(Image from C/W Mars Catalog)
Ireland: A Novel by Frank Delaney (2005) is one of the best novels I have read in a while. I will admit that I am usually not that interested in historical fiction but I picked up this book on the recommendation of a family friend who said it was a tale about the last traveling storyteller in Ireland. On the most superficial level, that is what the story is about, but it also has so much more to say about the art of storytelling and the history of Ireland itself.
The book follows a young boy, Ronan, growing up in Southern Ireland in the 1950’s, after a travelling storyteller visits his home and changes his life forever. The storyteller’s vibrant tales of the history of Ireland inspire the boy to learn all he can from the mysterious man, sparking a life-long journey of discovery of both his own history and that of his country. Through a mastery of the art of storytelling, the book switches back and forth between Ronan’s journey and the stories that he hears and tells along the way.
Almost every character Ronan encounters has their own story to add, demonstrating the pervasiveness of storytelling across all walks of life. Everyone has their own piece of history to share and their own style of storytelling. Those humanistic elements are part of what help weave the history of Ireland together into one narrative that is meaningful to the characters as their own story progresses.
What I love most about this book is the way that it makes history fun and accessible. As I said before, historical novels are generally not my favorites, but hearing history through the voices of storytellers who are able to give life to the events and bring a distinct perspective makes it all much more interesting. The use of a storyteller’s voice gives the history a bit more depth, connecting the vast past to the present in a way that cannot be conveyed through a single narrative the way most novels are written.
The history of Ireland is itself a very interesting subject, considering the number of times it has been invaded. As the boy’s history professor in college explains,
… all history is a matter of interpretation, mostly by the victors. In the case of our little island it has been rather different, because the history of Ireland was also written by the vanquished – the repeatedly defeated, the hung, drawn, and quartered, the kicked and beaten. And haven’t we made the most of our victimhood?

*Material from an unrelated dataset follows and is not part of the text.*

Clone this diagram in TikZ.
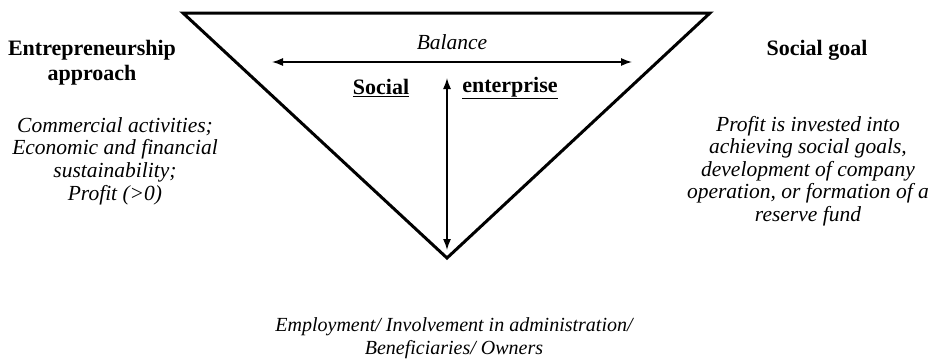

It is this perspective of the vanquished yet proud and vivacious Irish that is given throughout the book, especially in the stories that are told. These tales run the gamut from stories of mythical events, romance, and heroism to religious and political battles that all helped shape the country. They tug at your heartstrings while making you laugh and truly demonstrate the ability of storytelling to transport you into another culture and lifetime.
On the whole, Ireland is a must read book for anyone interested in the history of Ireland or the traditions of storytelling that have survived there. Although I cannot speak to the veracity of the stories that are told, it is not really something I care to research because it is much more about the meanings and artistry behind the stories that matter. It is easy to get swept away by this enchanting book, just as easy as it is to get swept away by Ireland itself.
I had the wonderful opportunity to spend a week in Ireland in October 2008 and experience the land and the culture for myself. It was the kind of experience that is difficult to describe to others because it is nearly impossible to find the words to describe the majesty of the land and the warmth of the culture. However, Delaney’s book comes pretty close to conveying just some of what makes Ireland so special.
Delaney, F. (2005). Ireland: A novel. New York: Harper.